Além das atividades educativas, o combate efetivo às queimadas ilegais também deve ser intensificado. “O uso criminoso do fogo, sem qualquer controle, deve ser combatido de forma rigorosa, com a aplicação de multas e penalidades para infratores”, defende o pesquisador. Oliveira-Filho acredita que a combinação de educação ambiental e fiscalização eficiente pode reduzir significativamente o número de queimadas e, consequentemente, os impactos sobre os recursos hídricos.
A conclusão de Oliveira-Filho é clara: o equilíbrio entre os elementos naturais e as ações humanas precisa ser urgentemente restabelecido. “É fundamental garantir que o uso do fogo seja controlado e que as práticas sustentáveis prevaleçam, de modo a proteger nossos recursos hídricos e garantir a sustentabilidade ambiental”, adverte o pesquisador.

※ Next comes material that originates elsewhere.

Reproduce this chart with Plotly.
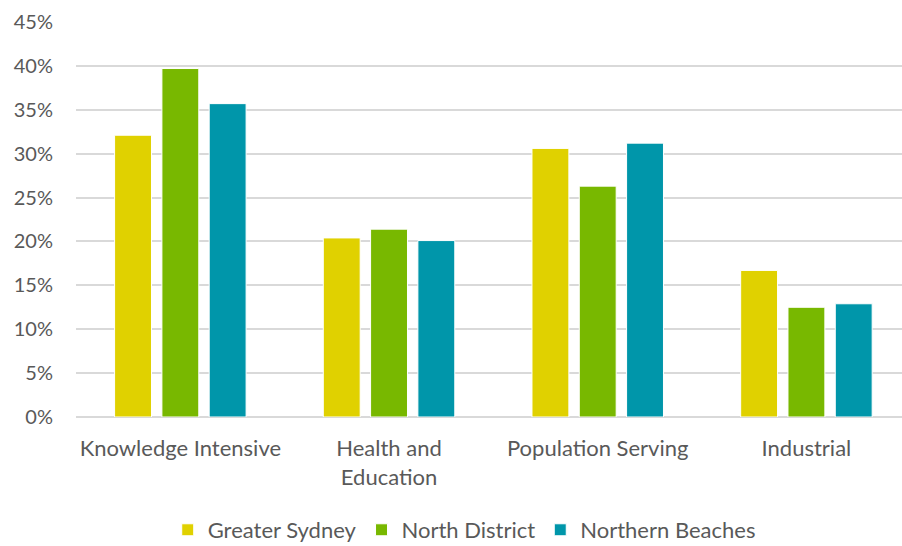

A relação entre o fogo, a água e o comportamento humano é complexa, mas é imprescindível para garantir a sobrevivência das futuras gerações e a preservação do planeta. Os estudos de Oliveira-Filho apontam para a necessidade de ações coordenadas, tanto no campo da pesquisa quanto no desenvolvimento de políticas públicas que assegurem a sustentabilidade dos recursos hídricos e a saúde dos ecossistemas afetados pelo uso inadequado do fogo.
O artigo sublinha a gravidade dos impactos ambientais causados pelas queimadas e a necessidade urgente de soluções práticas e sustentáveis para proteger a água, um recurso cada vez mais escasso e precioso em um mundo sob crescente pressão climática.